The discussion in the Report of its above proposals includes attention to the advantages and disadvantages associated with each.  It is not entirely clear how some of these proposals will impact plan sponsors.  Although the purpose of certain of them is to reduce the administrative burdens associated with employer-sponsored retirement plans, not all of them necessarily lead to such reductions.  For example, the payroll reduction IRA would require increased administration for employers.  Additionally, the current retirement system with its multiple types of plans allows an employer to tailor its retirement benefits to the needs and capabilities of the business along with the needs of the employees.  Reducing choice could cause some employers to eliminate their retirement plans.  Furthermore, the safe harbor option offered in place of the current nondiscrimination testing requirements, if too stringent, could further erode employer plan sponsorship.

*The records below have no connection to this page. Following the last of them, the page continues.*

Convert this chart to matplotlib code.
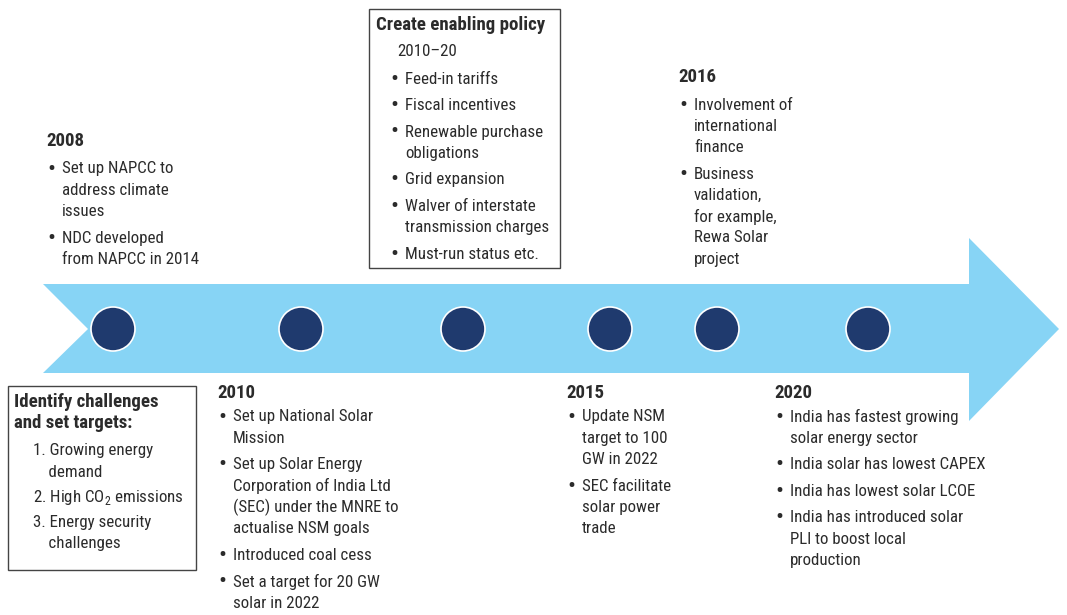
import matplotlib.pyplot as plt
from matplotlib.patches import Polygon, Circle, Rectangle

plt.rcParams['font.family'] = ['Roboto Condensed', 'Archivo Narrow', 'DejaVu Sans']
plt.rcParams['mathtext.fontset'] = 'custom'
plt.rcParams['mathtext.rm'] = 'Roboto Condensed'

# data
years = ['2008', '2010', '2015', '2016', '2020']
items_2008 = [['Set up NAPCC to', 'address climate', 'issues'],
              ['NDC developed', 'from NAPCC in 2014']]
items_2010 = [['Set up National Solar', 'Mission'],
              ['Set up Solar Energy', 'Corporation of India Ltd',
               '(SEC) under the MNRE to', 'actualise NSM goals'],
              ['Introduced coal cess'],
              ['Set a target for 20 GW', 'solar in 2022']]
items_2015 = [['Update NSM', 'target to 100', 'GW in 2022'],
              ['SEC facilitate', 'solar power', 'trade']]
items_2016 = [['Involvement of', 'international', 'finance'],
              ['Business', 'validation,', 'for example,', 'Rewa Solar', 'project']]
items_2020 = [['India has fastest growing', 'solar energy sector'],
              ['India solar has lowest CAPEX'],
              ['India has lowest solar LCOE'],
              ['India has introduced solar', 'PLI to boost local', 'production']]
policy_title = 'Create enabling policy'
policy_period = '2010\u201320'
policy_items = [['Feed-in tariffs'], ['Fiscal incentives'],
                ['Renewable purchase', 'obligations'], ['Grid expansion'],
                ['Walver of interstate', 'transmission charges'],
                ['Must-run status etc.']]
challenge_title = ['Identify challenges', 'and set targets:']
challenge_items = [['1. Growing energy', '    demand'],
                   ['2. High CO$_\\mathrm{2}$ emissions'],
                   ['3. Energy security', '    challenges']]
circle_x = [113, 301, 463, 610, 717, 868]

BLUE = '#87d4f5'
NAVY = '#1f3a6e'
TXT = '#2b2b2b'
FS = 12.2
FS_HEAD = 13.6

fig = plt.figure(figsize=(10.67, 6.15), dpi=100)
ax = fig.add_axes([0, 0, 1, 1])
ax.set_xlim(0, 1067)
ax.set_ylim(615, 0)
ax.axis('off')

# arrow
arrow = Polygon([(43, 284), (969, 284), (969, 238), (1059, 329), (969, 421),
                 (969, 373), (43, 373), (88, 329)], closed=True,
                facecolor=BLUE, edgecolor='none')
ax.add_patch(arrow)
for cx in circle_x:
    ax.add_patch(Circle((cx, 329), 22, facecolor=NAVY, edgecolor='white', lw=1.2))


def draw_bullets(x, y, items, line_h=21.3, gap=26.5, bullet=True):
    for item in items:
        for i, line in enumerate(item):
            if bullet and i == 0:
                ax.text(x - 11, y, '\u2022', fontsize=17, color=TXT, ha='center', va='center')
            ax.text(x, y, line, fontsize=FS, color=TXT, va='center')
            y += line_h
        y += gap - line_h
    return y


def draw_block(x, y_head, y_first, year, items):
    ax.text(x - 16, y_head, year, fontsize=FS_HEAD, fontweight='bold', color=TXT, va='center')
    draw_bullets(x, y_first, items)


draw_block(62, 141, 169, years[0], items_2008)
draw_block(233, 393, 417, years[1], items_2010)
draw_block(582, 393, 417, years[2], items_2015)
draw_block(694, 77, 105, years[3], items_2016)
draw_block(790, 393, 417, years[4], items_2020)

# policy box
ax.add_patch(Rectangle((369, 9), 191, 259, facecolor='none', edgecolor='#444444', lw=1))
ax.text(376, 25, policy_title, fontsize=FS_HEAD, fontweight='bold', color=TXT, va='center')
ax.text(397, 51, policy_period, fontsize=FS, color=TXT, va='center')
draw_bullets(405, 79, policy_items)

# challenges box
ax.add_patch(Rectangle((8, 386), 188, 184, facecolor='none', edgecolor='#444444', lw=1))
ax.text(14, 402, challenge_title[0], fontsize=FS_HEAD, fontweight='bold', color=TXT, va='center')
ax.text(14, 423, challenge_title[1], fontsize=FS_HEAD, fontweight='bold', color=TXT, va='center')
draw_bullets(33, 451, challenge_items, gap=25, bullet=False)

fig.savefig('out.png', dpi=100)
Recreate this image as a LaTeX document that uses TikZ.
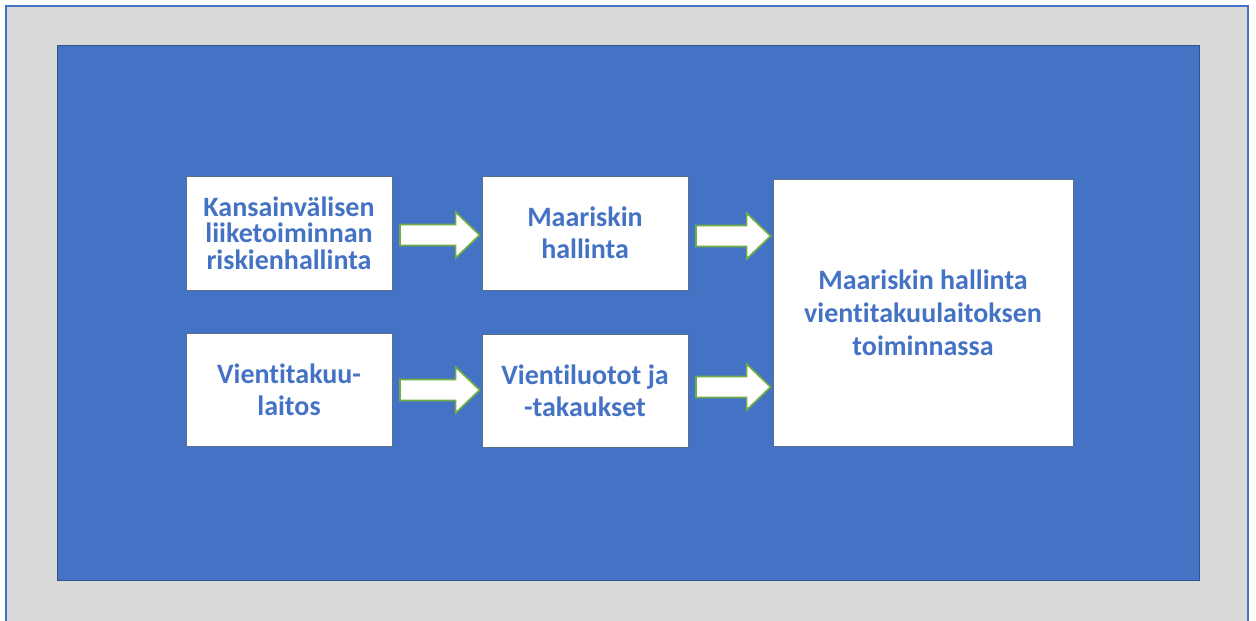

Any AALU member who wishes to obtain a copy of the PERAB Report on Tax Reform Options:  Simplification, Compliance and Corporate Taxation may do so through the following means: (1) use hyperlink above next to “Major References,” (2) log onto the AALU website at http://www.aalu.org/ and enter the Member Portal with your last name and birth date and select Current Washington Report for linkage to source material or (3) email Anthony Raglani at raglani@aalu.org and include a reference to this Washington Report.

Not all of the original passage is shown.